As it turns out Clyde’s new persona was based closely on Kirk, even down to the hairstyle. He enrages Eric Cartman by setting himself up as an ultra-right controversialist who makes money sponsoring dubious food supplements on a show where a typical discussion opens with “You can’t trust Jews, white people are the underprivileged, and women belong at home.” He then moves on to “Women have it good in America, just like Black people do. Black people have everything handed to them…” and “The Civil Rights Act was a huge mistake. And, I don’t know, lesbians are an abomination of God.”

It isn’t just the hairstyle that was nicked. Kirk’s ideas were freely quoted in the episode without attribution which seems a bit unfair.

Cartman’s problem with all this is that he’s been saying these things since 1997. “You all stole my schtick!
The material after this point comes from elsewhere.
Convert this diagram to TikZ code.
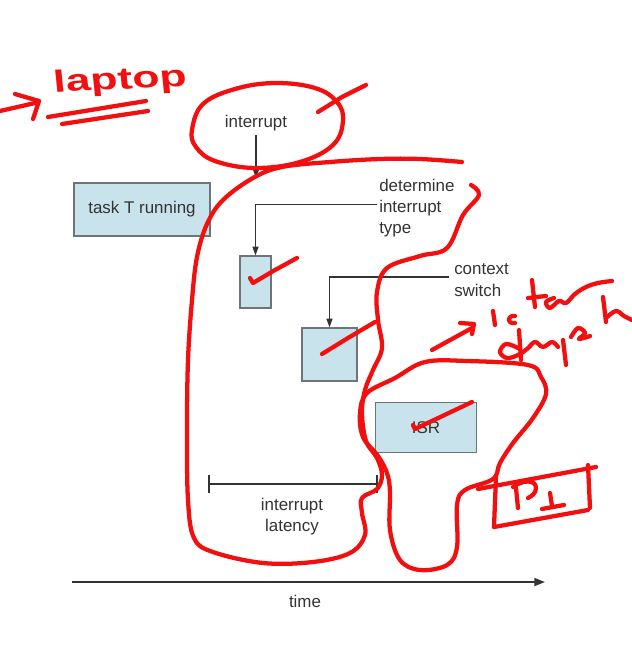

Clyde!” What has happened in America, and is now happening in Britain, is that views that were once considered so ludicrous and reactionary that they were comic material are now largely the policy of the US government.

How else to explain the weird outpouring of grief from the international far right and some White House Obergruppenführer saying “With God as my witness, we are going to use every resource we have at the Department of Justice, Homeland Security, and throughout this government, to identify, disrupt, dismantle and destroy these networks, and make America safe again for the American people.” Cartman could not have put it better.

Kirk was thrilled by his portrayal. “This is all a win. We as conservatives have thick skin, not thin skin, and you can make fun of us and it doesn’t matter.” The hard fact is that he was right. The episode drew attention to him and briefly enhanced his public profile before his ascent into Valhalla (assuming that is where reactionary Christians go) raised his brand to stratospheric heights.

Eric Cartman shares the fate of many great American pioneers. He would resent the comparison, but he is like all those Black blues musicians who made fortunes for white bands. However, he should take comfort from the fact that he was the outcast prophet whose ideas are now mainstream and remains a master debater.

On a couple of personal notes, I recently declined an invitation to go to a wedding in a southern American state because I was worried about being disappeared into a Louisiana gulag. This piece means I’m not likely to visit the US anytime soon, but that’s no great loss. I have only been there once and the tea was universally awful.

As for Mormons, I can only say that I knew one reasonably well. She quit the church and took up with an even weirder bunch of cultists, the American SWP before ending up as an academic apologist for the IDF. Who knows where Kirk’s alleged killer would have ended up intellectually if he hadn’t been so daft?